3. In each time-step of the RNN, a glimpse sensor is used to extract a representation for a given coordinate (shown as A). This representation is combined with the coordinates information to generate the glimpse representation with a Glimpse Network (shown as B).
4. The information to be passed along time is through the internal representation in RNN. And the output of RNN are used to (1) predict the next location, and the action. The action can be in various forms. In a recognition task, for example, it could be a softmax layer.
5. The optimization of the problem is done by maximizing the total reward the agent can get in a long run. This is carried out by REINFORCE.
1. The insight of this paper is pretty clear, and has been proved to be effective in a lot of applications.

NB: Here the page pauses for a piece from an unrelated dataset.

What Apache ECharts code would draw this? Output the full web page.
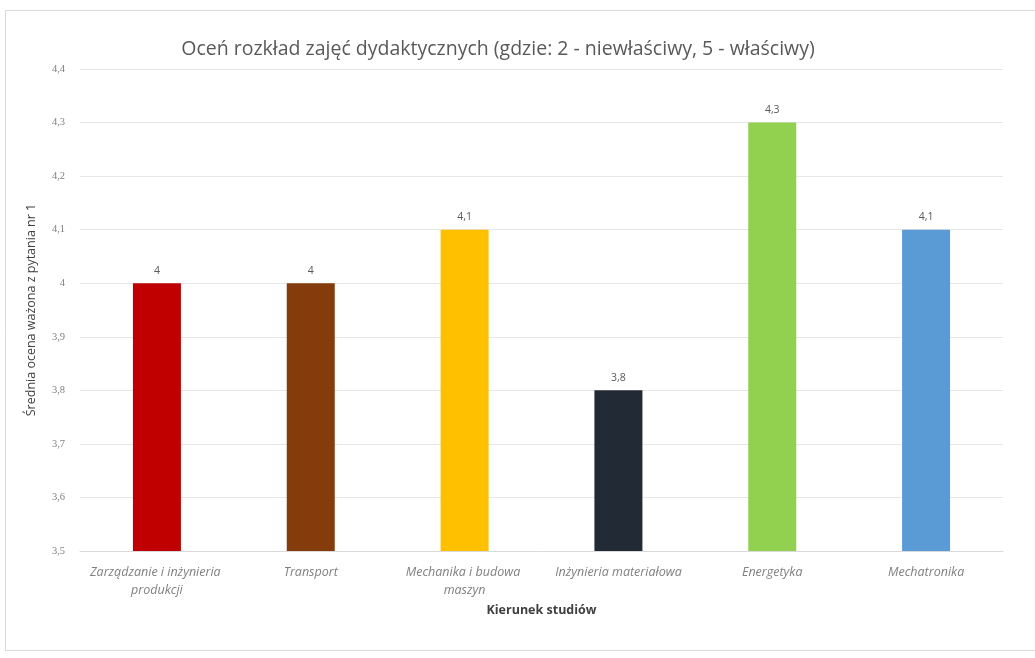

2. Attention model can be divided into two categories: (1) soft-attention model and (2) hard-attention model. Soft attention model assigns a weight to each pixel or region. But the computation has to be carried out on the entire image. Hard attention model, on the other hand, makes the computation independent of the size of the image. So it is quicker. But it loses some information (only depend on the regions selected.)
3. Take note how REINFORCE is used in this task.